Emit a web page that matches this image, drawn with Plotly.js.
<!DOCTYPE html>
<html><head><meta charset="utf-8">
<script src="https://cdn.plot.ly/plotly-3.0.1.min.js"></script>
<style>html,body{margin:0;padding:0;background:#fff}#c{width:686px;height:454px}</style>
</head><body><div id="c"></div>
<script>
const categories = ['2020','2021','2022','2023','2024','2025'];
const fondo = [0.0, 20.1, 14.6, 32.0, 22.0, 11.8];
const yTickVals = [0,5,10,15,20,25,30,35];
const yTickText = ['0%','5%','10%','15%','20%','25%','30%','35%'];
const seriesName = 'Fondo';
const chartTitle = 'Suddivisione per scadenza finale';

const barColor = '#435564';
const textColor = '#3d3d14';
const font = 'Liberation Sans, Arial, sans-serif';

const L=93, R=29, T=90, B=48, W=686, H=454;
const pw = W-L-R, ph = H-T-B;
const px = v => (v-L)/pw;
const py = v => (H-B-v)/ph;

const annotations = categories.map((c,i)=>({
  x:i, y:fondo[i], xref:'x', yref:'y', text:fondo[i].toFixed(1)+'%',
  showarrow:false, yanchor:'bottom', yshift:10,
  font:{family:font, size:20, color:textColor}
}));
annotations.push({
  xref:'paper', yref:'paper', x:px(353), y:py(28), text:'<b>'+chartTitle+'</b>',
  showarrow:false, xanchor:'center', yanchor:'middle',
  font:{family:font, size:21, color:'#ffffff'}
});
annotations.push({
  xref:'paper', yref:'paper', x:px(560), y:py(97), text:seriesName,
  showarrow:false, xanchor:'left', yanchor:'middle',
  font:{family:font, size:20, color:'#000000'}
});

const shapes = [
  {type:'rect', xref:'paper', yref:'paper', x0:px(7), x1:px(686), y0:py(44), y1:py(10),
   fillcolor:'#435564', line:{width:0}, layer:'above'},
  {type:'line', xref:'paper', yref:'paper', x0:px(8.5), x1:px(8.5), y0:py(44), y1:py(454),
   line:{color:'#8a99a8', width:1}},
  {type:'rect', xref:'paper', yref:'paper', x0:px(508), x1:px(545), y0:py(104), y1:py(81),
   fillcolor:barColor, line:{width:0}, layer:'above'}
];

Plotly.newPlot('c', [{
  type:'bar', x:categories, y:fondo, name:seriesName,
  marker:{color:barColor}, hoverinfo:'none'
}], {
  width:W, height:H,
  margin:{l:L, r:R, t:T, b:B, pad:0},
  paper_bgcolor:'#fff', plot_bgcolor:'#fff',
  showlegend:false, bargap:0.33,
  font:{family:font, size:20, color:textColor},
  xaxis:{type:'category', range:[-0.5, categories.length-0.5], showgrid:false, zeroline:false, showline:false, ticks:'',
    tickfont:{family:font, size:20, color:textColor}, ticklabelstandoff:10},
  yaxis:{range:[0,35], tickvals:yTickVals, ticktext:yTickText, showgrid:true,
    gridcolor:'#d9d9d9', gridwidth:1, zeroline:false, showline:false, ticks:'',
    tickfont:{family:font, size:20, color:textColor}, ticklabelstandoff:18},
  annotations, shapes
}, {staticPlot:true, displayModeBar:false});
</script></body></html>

::::::

**WHAT THIS TASK INVOLVES:** Quote the material exactly, leaving nothing out.

**CORRECT ANSWER:**
Emit a web page that matches this image, drawn with Plotly.js.
<!DOCTYPE html>
<html><head><meta charset="utf-8">
<script src="https://cdn.plot.ly/plotly-3.0.1.min.js"></script>
<style>html,body{margin:0;padding:0;background:#fff}#c{width:686px;height:454px}</style>
</head><body><div id="c"></div>
<script>
const categories = ['2020','2021','2022','2023','2024','2025'];
const fondo = [0.0, 20.1, 14.6, 32.0, 22.0, 11.8];
const yTickVals = [0,5,10,15,20,25,30,35];
const yTickText = ['0%','5%','10%','15%','20%','25%','30%','35%'];
const seriesName = 'Fondo';
const chartTitle = 'Suddivisione per scadenza finale';

const barColor = '#435564';
const textColor = '#3d3d14';
const font = 'Liberation Sans, Arial, sans-serif';

const L=93, R=29, T=90, B=48, W=686, H=454;
const pw = W-L-R, ph = H-T-B;
const px = v => (v-L)/pw;
const py = v => (H-B-v)/ph;

const annotations = categories.map((c,i)=>({
  x:i, y:fondo[i], xref:'x', yref:'y', text:fondo[i].toFixed(1)+'%',
  showarrow:false, yanchor:'bottom', yshift:10,
  font:{family:font, size:20, color:textColor}
}));
annotations.push({
  xref:'paper', yref:'paper', x:px(353), y:py(28), text:'<b>'+chartTitle+'</b>',
  showarrow:false, xanchor:'center', yanchor:'middle',
  font:{family:font, size:21, color:'#ffffff'}
});
annotations.push({
  xref:'paper', yref:'paper', x:px(560), y:py(97), text:seriesName,
  showarrow:false, xanchor:'left', yanchor:'middle',
  font:{family:font, size:20, color:'#000000'}
});

const shapes = [
  {type:'rect', xref:'paper', yref:'paper', x0:px(7), x1:px(686), y0:py(44), y1:py(10),
   fillcolor:'#435564', line:{width:0}, layer:'above'},
  {type:'line', xref:'paper', yref:'paper', x0:px(8.5), x1:px(8.5), y0:py(44), y1:py(454),
   line:{color:'#8a99a8', width:1}},
  {type:'rect', xref:'paper', yref:'paper', x0:px(508), x1:px(545), y0:py(104), y1:py(81),
   fillcolor:barColor, line:{width:0}, layer:'above'}
];

Plotly.newPlot('c', [{
  type:'bar', x:categories, y:fondo, name:seriesName,
  marker:{color:barColor}, hoverinfo:'none'
}], {
  width:W, height:H,
  margin:{l:L, r:R, t:T, b:B, pad:0},
  paper_bgcolor:'#fff', plot_bgcolor:'#fff',
  showlegend:false, bargap:0.33,
  font:{family:font, size:20, color:textColor},
  xaxis:{type:'category', range:[-0.5, categories.length-0.5], showgrid:false, zeroline:false, showline:false, ticks:'',
    tickfont:{family:font, size:20, color:textColor}, ticklabelstandoff:10},
  yaxis:{range:[0,35], tickvals:yTickVals, ticktext:yTickText, showgrid:true,
    gridcolor:'#d9d9d9', gridwidth:1, zeroline:false, showline:false, ticks:'',
    tickfont:{family:font, size:20, color:textColor}, ticklabelstandoff:18},
  annotations, shapes
}, {staticPlot:true, displayModeBar:false});
</script></body></html>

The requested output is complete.